I'm fortunate in that I have my Mom as well as my mother-in-law and the mother of my two children all in my life. The first two ladies have put up with a lot of stuff from their own children as well as the ones their kids dragged home and without whom my existence would be far more hypothetical than actual, ;-).
I think my wife needs a new mirror and maybe that's what I should have gotten her for Mother's Day. In the mirror she currently has, she sees what thirty years of life with a loon with a flair for career self-immolation has brought her and what raising two children born in one culture but growing up in another can do for the lines on her face, the corners of her mouth and her state of mind. Especially when you do so much of it by yourself because the man you married is still sorting out who he is. She's being way too hard on herself. I can clearly see, without my glasses, the most beautiful woman in the world and I cannot imagine her as anyone else, ever.
When my wife told me she was pregnant with Patrick, our oldest, I was so taken with 'becoming a father' it took me forever to realize the woman I had loved and married was also becoming someone else-someone who could better prepare our son and later our daughter, Michelle, for the world.
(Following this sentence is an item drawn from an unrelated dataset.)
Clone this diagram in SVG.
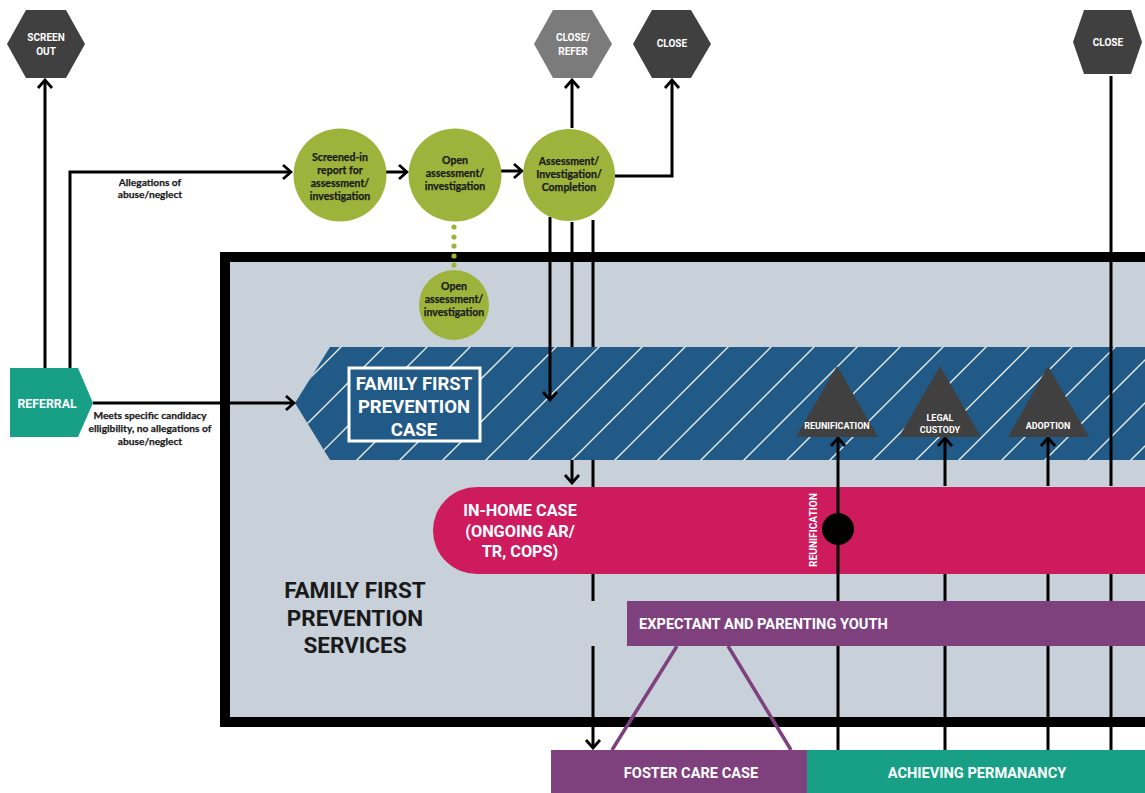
<svg xmlns="http://www.w3.org/2000/svg" width="1145" height="793" viewBox="0 0 1145 793">
<style>
.hex{fill:#404040}
.hexl{fill:#7b7b7b}
.ht{font-family:Roboto,"Liberation Sans",sans-serif;font-weight:700;font-size:10px;fill:#fff;text-anchor:middle}
.gc{fill:#9db33b}
.gt{font-family:Lato,"Liberation Sans",sans-serif;font-weight:700;font-size:10.5px;fill:#1a1a1a;stroke:#1a1a1a;stroke-width:0.25;text-anchor:middle}
.lbl{font-family:Lato,"Liberation Sans",sans-serif;font-weight:700;font-size:10.2px;fill:#1a1a1a;stroke:#1a1a1a;stroke-width:0.25;text-anchor:middle}
.cap{font-family:Roboto,"Liberation Sans",sans-serif;font-weight:700;fill:#fff;text-anchor:middle}
.dark{fill:#1a1a1a}
.tri{fill:#404040}
.tt{font-family:Roboto,"Liberation Sans",sans-serif;font-weight:700;font-size:9px;fill:#fff;text-anchor:middle}
.ln{fill:none;stroke:#000;stroke-width:3}
.ar{marker-end:url(#arr)}
.pl{stroke:#7f417d;stroke-width:3.5;fill:none}
</style>
<defs>
<marker id="arr" viewBox="0 0 12 18" refX="10" refY="9" markerWidth="12" markerHeight="18" markerUnits="userSpaceOnUse" orient="auto">
<path d="M2,2 L10,9 L2,16" fill="none" stroke="#000" stroke-width="2.8"/>
</marker>
<pattern id="stripes" patternUnits="userSpaceOnUse" width="43" height="43">
<path d="M0,43 L43,0 M-5,5 L5,-5 M38,48 L48,38" stroke="#e8eef4" stroke-width="1.4"/>
</pattern>
</defs>
<rect width="1145" height="793" fill="#fff"/>

<g id="frame">
<rect x="225" y="257" width="1000" height="465" fill="#c8d0da" stroke="#000" stroke-width="10"/>
</g>

<g id="ffp-case">
<polygon points="295,403 330,347 1145,347 1145,460 330,460" fill="#215a86"/>
<polygon points="295,403 330,347 1145,347 1145,460 330,460" fill="url(#stripes)"/>
<rect x="349" y="368" width="131" height="73" fill="#215a86" stroke="#fff" stroke-width="3"/>
<text class="cap" font-size="18.5" x="414" y="390">FAMILY FIRST</text>
<text class="cap" font-size="18.5" x="414" y="413">PREVENTION</text>
<text class="cap" font-size="18.5" x="414" y="436">CASE</text>
</g>

<g id="connectors-under">
<path class="ln" d="M572,222 V347"/>
<path class="ln" d="M593,220 V347"/>
<path class="ln" d="M1111,486 V76"/>
</g>

<g id="in-home">
<path d="M477,487 H1145 V574 H477 A44,43.5 0 0 1 477,487 Z" fill="#cd1b5e"/>
<text class="cap" font-size="16.3" x="520" y="516">IN-HOME CASE</text>
<text class="cap" font-size="16.3" x="520" y="537">(ONGOING AR/</text>
<text class="cap" font-size="16.3" x="520" y="557">TR, COPS)</text>
</g>

<g id="ffp-services">
<text class="cap dark" font-size="22.5" x="355" y="598">FAMILY FIRST</text>
<text class="cap dark" font-size="22.5" x="355" y="626">PREVENTION</text>
<text class="cap dark" font-size="22.5" x="355" y="653">SERVICES</text>
</g>

<g id="connectors">
<path class="ln ar" d="M45,368 V80"/>
<path class="ln ar" d="M70,368 V172 H291"/>
<path class="ln ar" d="M386,172 H407"/>
<path class="ln ar" d="M501,171 H522"/>
<path class="ln ar" d="M93,403 H294"/>
<path class="ln ar" d="M572,128 V80"/>
<path class="ln ar" d="M615,176 H672 V80" stroke-width="4"/>
<path class="ln ar" d="M550,217 V400"/>
<path class="ln ar" d="M572,460 V483"/>
<path class="ln" d="M593,460 V487 M593,574 V601"/>
<path class="ln ar" d="M593,646 V748"/>
<path class="ln" d="M838,750 V646"/>
<path class="ln ar" d="M838,601 V438"/>
<path class="ln" d="M945,750 V646 M945,601 V574"/>
<path class="ln ar" d="M945,486 V438"/>
<path class="ln" d="M1048,750 V646 M1048,601 V574"/>
<path class="ln ar" d="M1048,486 V438"/>
<path class="ln" d="M1111,750 V646 M1111,601 V574"/>
<g fill="#9db33b">
<circle cx="454" cy="227" r="2.6"/><circle cx="454" cy="237" r="2.6"/><circle cx="454" cy="246" r="2.6"/><circle cx="454" cy="256" r="2.6"/><circle cx="454" cy="265" r="2.6"/>
</g>
<text class="lbl" x="150" y="186">Allegations of</text>
<text class="lbl" x="150" y="198">abuse/neglect</text>
<text class="lbl" x="150" y="419">Meets specific candidacy</text>
<text class="lbl" x="150" y="432">elligibility, no allegations of</text>
<text class="lbl" x="150" y="445">abuse/neglect</text>
</g>

<g id="screen-out">
<polygon class="hex" points="7,44 26,10 66,10 85,44 66,78 26,78"/>
<text class="ht" x="46" y="41">SCREEN</text>
<text class="ht" x="46" y="55">OUT</text>
</g>
<g id="close-refer">
<polygon class="hexl" points="534,44 553,10 592,10 612,44 592,78 553,78"/>
<text class="ht" x="573" y="41">CLOSE/</text>
<text class="ht" x="573" y="55">REFER</text>
</g>
<g id="close-1">
<polygon class="hex" points="633,44 652,10 691,10 711,44 691,78 652,78"/>
<text class="ht" x="672" y="47" font-size="10.5">CLOSE</text>
</g>
<g id="close-2">
<polygon class="hex" points="1073,42 1084,10 1131,10 1142,42 1131,74 1084,74"/>
<text class="ht" x="1108" y="46" font-size="10.5">CLOSE</text>
</g>

<g id="referral">
<polygon points="10,368 78,368 93,403 78,437 10,437" fill="#17a085"/>
<text class="cap" font-size="12.3" x="47" y="407.5">REFERRAL</text>
</g>

<g id="screened-in">
<circle class="gc" cx="340" cy="175" r="46.5"/>
<text class="gt" x="340" y="161">Screened-in</text>
<text class="gt" x="340" y="174">report for</text>
<text class="gt" x="340" y="187">assessment/</text>
<text class="gt" x="340" y="200">investigation</text>
</g>
<g id="open-1">
<circle class="gc" cx="455" cy="175" r="46.5"/>
<text class="gt" x="455" y="164">Open</text>
<text class="gt" x="455" y="177">assessment/</text>
<text class="gt" x="455" y="190">investigation</text>
</g>
<g id="completion">
<circle class="gc" cx="569" cy="175" r="46"/>
<text class="gt" x="569" y="165">Assessment/</text>
<text class="gt" x="569" y="178">Investigation/</text>
<text class="gt" x="569" y="191">Completion</text>
</g>
<g id="open-2">
<circle class="gc" cx="454" cy="305" r="35"/>
<text class="gt" x="454" y="290">Open</text>
<text class="gt" x="454" y="303">assessment/</text>
<text class="gt" x="454" y="316">investigation</text>
</g>

<g id="reunification">
<polygon class="tri" points="837,366 878,437 796,437"/>
<text class="tt" x="837" y="429" font-size="8.4">REUNIFICATION</text>
</g>
<g id="legal-custody">
<polygon class="tri" points="940,366 981,437 899,437"/>
<text class="tt" x="940" y="421">LEGAL</text>
<text class="tt" x="940" y="433">CUSTODY</text>
</g>
<g id="adoption">
<polygon class="tri" points="1048,366 1089,437 1008,437"/>
<text class="tt" x="1048" y="429">ADOPTION</text>
</g>

<g id="reunification-point">
<circle cx="838" cy="529" r="16" fill="#000"/>
<text class="cap" font-size="10.2" transform="translate(817,530) rotate(-90)">REUNIFICATION</text>
</g>

<g id="expectant">
<rect x="627" y="601" width="518" height="45" fill="#7f417d"/>
<text class="cap" font-size="14.6" style="text-anchor:start" x="639" y="628.5">EXPECTANT AND PARENTING YOUTH</text>
<path class="pl" d="M677,646 L612,750 M728,646 L791,750"/>
</g>

<g id="foster-care">
<rect x="551" y="750" width="257" height="43" fill="#7f417d"/>
<text class="cap" font-size="14.6" x="691" y="777.5">FOSTER CARE CASE</text>
</g>
<g id="permanancy">
<rect x="807" y="750" width="338" height="43" fill="#17a085"/>
<text class="cap" font-size="14.6" x="977" y="777.5">ACHIEVING PERMANANCY</text>
</g>
</svg>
I remember all the small shopping excursions to map where every element of the nursery could be purchased (she was reluctant about buying anything before the births, the tug of cultural superstition being what it was), the calculations and deliberations on what to buy, how many of it to purchase and where to store it/them, and my complete failure to accurately imagine how our lives would change with the birth of a child.
Man smart, Woman smarter especially in my case, and thank goodness for that. I can remember Patrick at five or six, clutching a toy in the Wallau Toys "R" Us in West Germany (they now have 55 stores in a reunited Germany; I'm envisioning Geofffrey in Lederhosen and the image is disturbing), walking past me to ask Sigrid if he might be allowed to take it home and after she agreed and he'd placed it in the cart, I said to him, 'hey buddy, you could've asked me-I'm your Dad, you know.' And he agreed tthen added, 'but she makes all the decisions' and continued walking down the aisle.
It's true and more than about toys and I wouldn't want it any other way. My wife has treated skinned knees and broken hearts, has reviewed countless hours of homework assignments, repaired 'but those are my favorite jeans' so expertly the kids across the street thought they were store-bought and not only gave us a family, she made us a family. Probably as true in your house as well, my two children and I look to my wife as the fingers on the hand look to the thumb. I can never accurately portray who she is and convey what she means to me.
So today is the day we officially celebrate the wives and mothers we love with the help of the greeting card folks, the candy companies and all the florists (and now there are candy flowers, edible arrangements-talk about shortening the distance) and if we're very lucky, they know we know that one day is not enough--and a lifetime together is still so often too little.
-bill kenny
Ramblings of a badly aged Baby Boomer who went from Rebel Without a Cause to Bozo Without a Clue in, seemingly, the same afternoon.